BMI View: Jordan is targeting underexplored areas in an effort to attract investment into its upstream segment. It is hoped that investment in domestic production could ease the country's significant import burden, which is growing heavier due to high prices and supply disruptions. Political uncertainty and high production costs have, thus far, created obstacles to output. Yet, with per capita energy consumption set to double over the coming decades, incentivising shale oil E&P would help support efforts to reduce a reliance on imports.
Jordan is attempting to boost investment in the country's hydrocarbon resources, with the authorities hoping the underexplored country may contain enough resources to ease its import bill. The country's Energy and Mineral Resources Minister, Alaa Batayneh, told the Middle East Oil and Gas Exhibition in October that the country was working to attract investment in its 'untapped' potential.
Unlike many of its resource-rich neighbours in the Middle East, Jordan lacks significant oil reserves and, according to the EIA, produced just 88 barrels per day (b/d) in 2011 - leaving it with an import burden of 114,000b/d. With the EIA further estimating reserves of just 1mn barrels (bbl), boosting domestic production would require significant exploration if the country is to increase this small reserve base.
Troubled Region, High Costs Add To Jordan's Woes
Yet, given the Jordan's limited existing production volumes, and the high sulphur content of the country's shale resources, specialist exploration company Global Oil Shale Holdings (GOSH) estimates that reaching daily output of 50,000 bbl day would require some US$32bn of investment over 25 years. Jordan Energy & Mining (JEML) and Royal Dutch Shell are currently set to explore for shale oil across the Kingdom.

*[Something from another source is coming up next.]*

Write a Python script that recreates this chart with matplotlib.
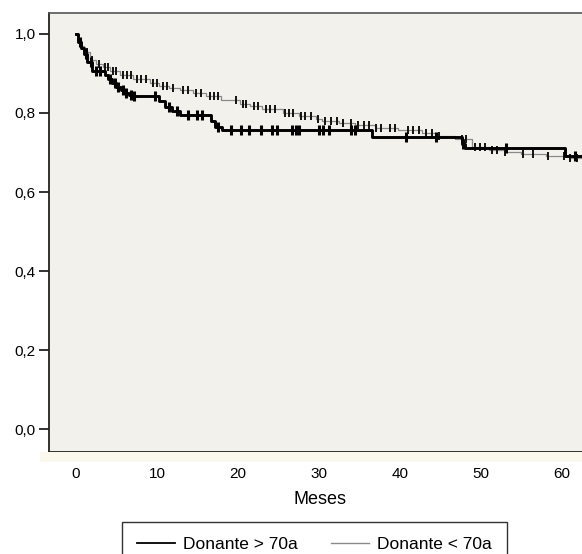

Developing domestic resources is important for Jordan given the high cost of imports, which has led the government to consider placing unpopular tariffs on electricity supplies. Moreover, continued disruptions to gas volumes delivered via pipeline from Egypt have increased the country's reliance on more expensive oil imports to meet demand. The government recently raised gasoline and diesel prices by 10%, as the country's fiscal outlook has deteriorated on the back of higher energy import costs and the worsening economic climate. Furthermore, the regional security environment has worsened as the Syrian crisis has played out.
Jordan has been forced to introduce an austerity package, which raised taxes on companies in the mining and industrial sectors, which - along with continued political uncertainty - could further slow plans to develop the energy sector, increasing reliance on imports in the future. With 96% of the country's energy needs met by oil and gas imports, the country has embarked on a US$15bn investment programme targeting renewable and nuclear energy.
The Kingdom hopes nuclear power will meet 30% of its energy needs by 2035 - an ambitious target. Developing domestic energy will be critical, given that the Energy Ministry predicts per capita consumption will double by 2030 - placing a heavy import burden on the country. Increased investment in shale oil production could ease the financial strain, while the commitment of funding for exploration and production, as well as the jobs created in the process, could help support the economy.
Given the high costs of shale oil production, a stable and attractive business environment and fiscal incentives to make production economical will be required if Jordan is to tap into its shale resources.